BC : Non, nous n'avons pas véritablement de problèmes pour recruter des jeunes ou du personnel compétent. Ce qui est toujours pénalisant pour une entreprise, ce ne sont pas les départs à la retraite, mais c'est quand ceux-ci sont nombreux. C'est tout un savoir-faire qui part. On ne peut pas remplacer du jour au lendemain trente ou quarante ans d'expérience par de nouveaux employés, aussi qualifiés soient-ils. Ce qui implique de faire de la formation en interne.
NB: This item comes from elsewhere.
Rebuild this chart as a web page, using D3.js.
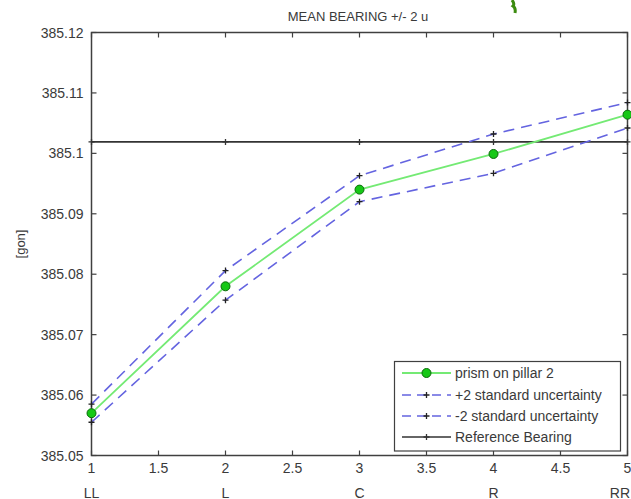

Pour cela, nous avons de la chance d'être sur un bassin d'emploi dynamique, et on ne manque pas de candidats. Mais nous devons être vigilants sur la qualification et sur la motivation de ces derniers. Il est important dans nos professions d'être motivé et de s'impliquer dans l'entreprise. Avec aussi la préoccupation d'une rotation faible, car il ne s'agit pas de transmettre un savoir-faire à une personne et que celle-ci parte au bout de quelques mois. Nous sommes, de ce point de vue, à un tournant, et nous devons prévoir un renouvellement de personnel assez important dans les prochaines années.
R : Pour conclure, comment se présente aujourd'hui le monde du cercueil ? En quête de modernité ou attaché malgré tout à une forme de tradition ?
BC : Bien évidemment, de nombreux secteurs funéraires ont connu des mutations plus ou moins importantes, comme ceux de la marbrerie, des fleurs, des plaques, des capitons, etc. Le monde du cercueil, lui, connaît aussi quelques changements, mais reste assez traditionnel. Les cercueils qui se vendent actuellement le mieux sont les mêmes qu'il y a vingt ans. Néanmoins, les gammes évoluent. Nous sommes attentifs aux tendances, au design, et proposons régulièrement des nouveautés, avec des couleurs différentes, d'autres finitions. Mais ces évolutions concernent des cercueils qui sont à la marge, c'est-à-dire plutôt du haut de gamme. Une collection originale prouve, expose le savoir-faire d'un manufacturier, c'est la possibilité pour les pompes funèbres d'être innovantes par rapport à leur clientèle. Mais c'est vraiment le traditionnel qui reste le moteur principal des ventes.
Donc, des évolutions, mais pas de révolution dans la fabrication des cercueils.